The report by U.S.-based China Labour Watch and the National Labour Committee details allegations of harsh working conditions, especially during peak delivery months, and of violations of workers' rights to injury and health insurance.

The edgy, urban-styled rival to Barbie is made by a subcontractor in the southern export hub of Shenzhen, as is typical of many products sold in the U.S. and elsewhere.

Workers are paid the equivalent of 17 cents US for each doll, the report said, while the dolls retail for $16 USa piece or more.

Calls to the Van Nuys, Calif., headquarters of MGA Entertainment Inc., which launched the Bratz brand in 2001, were not answered and there was no immediate response to an e-mailed inquiry to the company's public relations office.

Calls to the China-based spokesman for Wal-Mart Stores Inc., a main distributor of the dolls, went unanswered Friday.

The allegations in the report describe practices found at many Chinese factories producing name-brand products for export.
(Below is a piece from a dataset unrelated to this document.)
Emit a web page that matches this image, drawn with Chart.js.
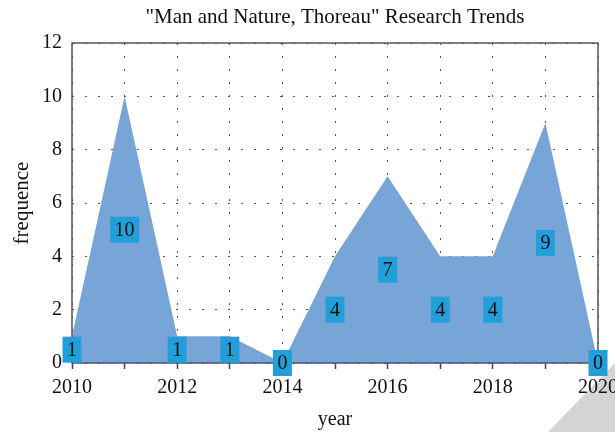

They include required overtime exceeding the legal maximum of 36 hours a month, forcing workers to stay on the job to meet stringent production quotas and the denial of paid sick leave and other benefits.

The report shows copies of what it says are "cheat sheets" distributed to workers before auditors from Wal-Mart or other customers arrive to ensure the factory passes inspections intended to ensure the supplier meets labour standards.

It said workers at the factory intended to go on strike soon to protest plans by factory managers to put all employees on temporary contracts, denying them legal protection required for long-term employees.

More than 120 million Bratz dolls have been sold since the toy debuted in 2001.